SHORT PROBLEM:
Could you copy exactly the lines from the start of the records through the one containing "line=dict(color=BLUE, width=4), showlegend=False))", both included, and leave out the pictures?

MATERIAL SUPPLIED:
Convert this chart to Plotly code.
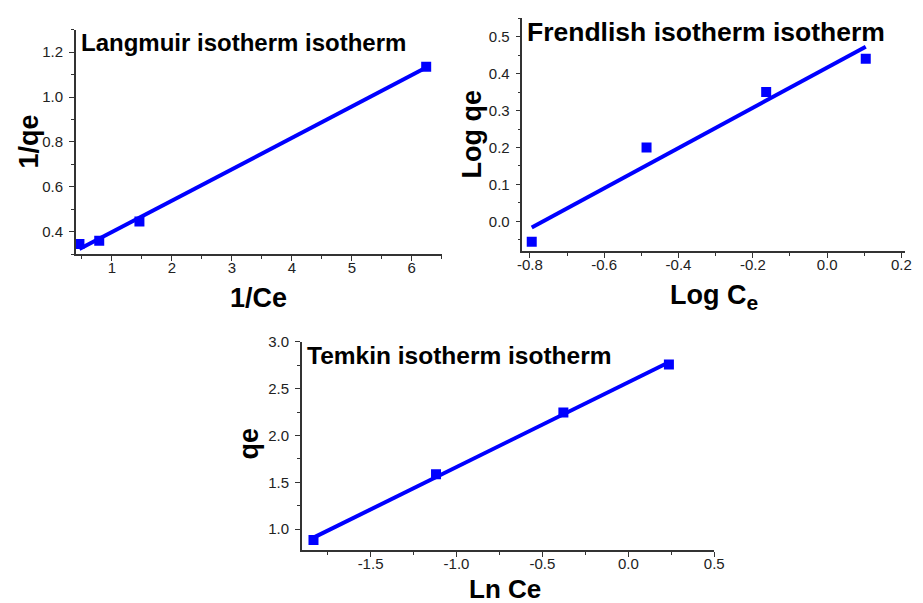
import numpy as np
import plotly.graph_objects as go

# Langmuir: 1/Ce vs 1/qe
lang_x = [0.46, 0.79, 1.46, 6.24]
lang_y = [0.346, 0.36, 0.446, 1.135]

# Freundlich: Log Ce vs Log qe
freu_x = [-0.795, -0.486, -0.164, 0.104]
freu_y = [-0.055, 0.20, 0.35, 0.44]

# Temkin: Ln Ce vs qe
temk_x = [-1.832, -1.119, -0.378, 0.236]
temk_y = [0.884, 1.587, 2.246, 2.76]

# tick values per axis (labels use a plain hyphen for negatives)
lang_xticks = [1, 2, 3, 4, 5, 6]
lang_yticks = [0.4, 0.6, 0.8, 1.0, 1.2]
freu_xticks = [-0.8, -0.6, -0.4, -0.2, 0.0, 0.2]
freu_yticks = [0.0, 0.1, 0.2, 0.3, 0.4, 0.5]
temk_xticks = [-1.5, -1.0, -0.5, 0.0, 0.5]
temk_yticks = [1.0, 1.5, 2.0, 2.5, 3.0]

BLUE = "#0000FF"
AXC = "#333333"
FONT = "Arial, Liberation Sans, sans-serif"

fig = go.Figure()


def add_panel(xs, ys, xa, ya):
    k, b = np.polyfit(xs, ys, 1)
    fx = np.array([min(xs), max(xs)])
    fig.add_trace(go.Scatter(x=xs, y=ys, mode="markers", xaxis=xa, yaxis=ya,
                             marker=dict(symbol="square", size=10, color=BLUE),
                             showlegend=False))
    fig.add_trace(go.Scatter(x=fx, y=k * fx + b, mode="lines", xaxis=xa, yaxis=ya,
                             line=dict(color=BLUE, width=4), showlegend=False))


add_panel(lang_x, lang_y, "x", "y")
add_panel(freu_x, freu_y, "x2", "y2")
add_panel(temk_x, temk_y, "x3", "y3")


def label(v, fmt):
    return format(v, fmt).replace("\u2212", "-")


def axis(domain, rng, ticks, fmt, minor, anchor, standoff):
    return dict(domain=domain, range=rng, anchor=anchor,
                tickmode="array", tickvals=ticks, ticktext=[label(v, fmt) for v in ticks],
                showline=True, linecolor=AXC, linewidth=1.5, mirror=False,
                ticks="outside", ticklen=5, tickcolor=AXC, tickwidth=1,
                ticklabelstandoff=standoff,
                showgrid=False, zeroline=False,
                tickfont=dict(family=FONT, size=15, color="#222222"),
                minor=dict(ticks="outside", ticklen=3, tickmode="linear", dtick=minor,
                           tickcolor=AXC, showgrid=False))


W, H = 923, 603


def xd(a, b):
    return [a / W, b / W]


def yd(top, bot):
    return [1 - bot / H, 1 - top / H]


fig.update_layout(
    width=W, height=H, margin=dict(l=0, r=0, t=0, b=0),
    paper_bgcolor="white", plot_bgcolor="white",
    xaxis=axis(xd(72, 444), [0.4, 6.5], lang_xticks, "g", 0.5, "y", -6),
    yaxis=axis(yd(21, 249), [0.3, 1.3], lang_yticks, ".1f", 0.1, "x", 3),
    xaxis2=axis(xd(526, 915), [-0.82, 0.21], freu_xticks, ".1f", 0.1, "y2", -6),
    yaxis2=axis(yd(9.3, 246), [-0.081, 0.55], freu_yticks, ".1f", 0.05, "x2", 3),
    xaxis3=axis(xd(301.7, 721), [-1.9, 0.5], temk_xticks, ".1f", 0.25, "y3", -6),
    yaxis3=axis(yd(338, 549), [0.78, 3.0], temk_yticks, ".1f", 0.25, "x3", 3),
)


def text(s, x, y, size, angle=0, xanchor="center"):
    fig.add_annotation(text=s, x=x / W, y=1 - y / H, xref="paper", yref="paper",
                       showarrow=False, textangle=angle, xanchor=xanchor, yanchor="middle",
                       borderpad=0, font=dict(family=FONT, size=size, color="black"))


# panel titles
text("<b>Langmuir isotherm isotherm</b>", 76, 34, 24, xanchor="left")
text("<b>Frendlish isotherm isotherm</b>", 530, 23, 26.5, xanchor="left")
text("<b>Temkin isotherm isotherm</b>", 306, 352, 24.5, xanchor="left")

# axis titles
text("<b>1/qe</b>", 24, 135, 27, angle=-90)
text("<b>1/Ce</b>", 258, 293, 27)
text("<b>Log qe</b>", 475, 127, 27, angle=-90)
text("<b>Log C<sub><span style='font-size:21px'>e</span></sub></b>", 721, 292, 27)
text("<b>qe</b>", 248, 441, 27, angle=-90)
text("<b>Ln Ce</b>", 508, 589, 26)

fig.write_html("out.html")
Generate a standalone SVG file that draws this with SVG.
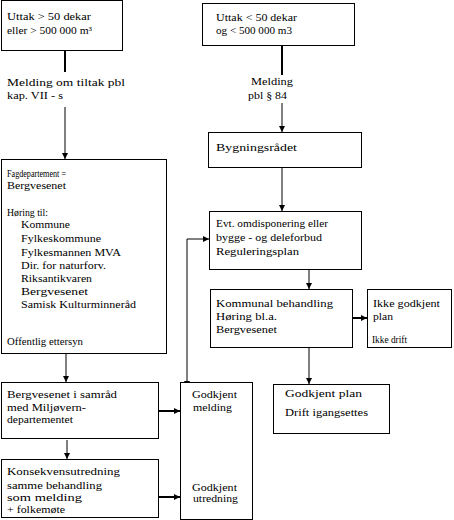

RESULT FOR THIS TASK:
Convert this chart to Plotly code.
import numpy as np
import plotly.graph_objects as go

# Langmuir: 1/Ce vs 1/qe
lang_x = [0.46, 0.79, 1.46, 6.24]
lang_y = [0.346, 0.36, 0.446, 1.135]

# Freundlich: Log Ce vs Log qe
freu_x = [-0.795, -0.486, -0.164, 0.104]
freu_y = [-0.055, 0.20, 0.35, 0.44]

# Temkin: Ln Ce vs qe
temk_x = [-1.832, -1.119, -0.378, 0.236]
temk_y = [0.884, 1.587, 2.246, 2.76]

# tick values per axis (labels use a plain hyphen for negatives)
lang_xticks = [1, 2, 3, 4, 5, 6]
lang_yticks = [0.4, 0.6, 0.8, 1.0, 1.2]
freu_xticks = [-0.8, -0.6, -0.4, -0.2, 0.0, 0.2]
freu_yticks = [0.0, 0.1, 0.2, 0.3, 0.4, 0.5]
temk_xticks = [-1.5, -1.0, -0.5, 0.0, 0.5]
temk_yticks = [1.0, 1.5, 2.0, 2.5, 3.0]

BLUE = "#0000FF"
AXC = "#333333"
FONT = "Arial, Liberation Sans, sans-serif"

fig = go.Figure()


def add_panel(xs, ys, xa, ya):
    k, b = np.polyfit(xs, ys, 1)
    fx = np.array([min(xs), max(xs)])
    fig.add_trace(go.Scatter(x=xs, y=ys, mode="markers", xaxis=xa, yaxis=ya,
                             marker=dict(symbol="square", size=10, color=BLUE),
                             showlegend=False))
    fig.add_trace(go.Scatter(x=fx, y=k * fx + b, mode="lines", xaxis=xa, yaxis=ya,
                             line=dict(color=BLUE, width=4), showlegend=False))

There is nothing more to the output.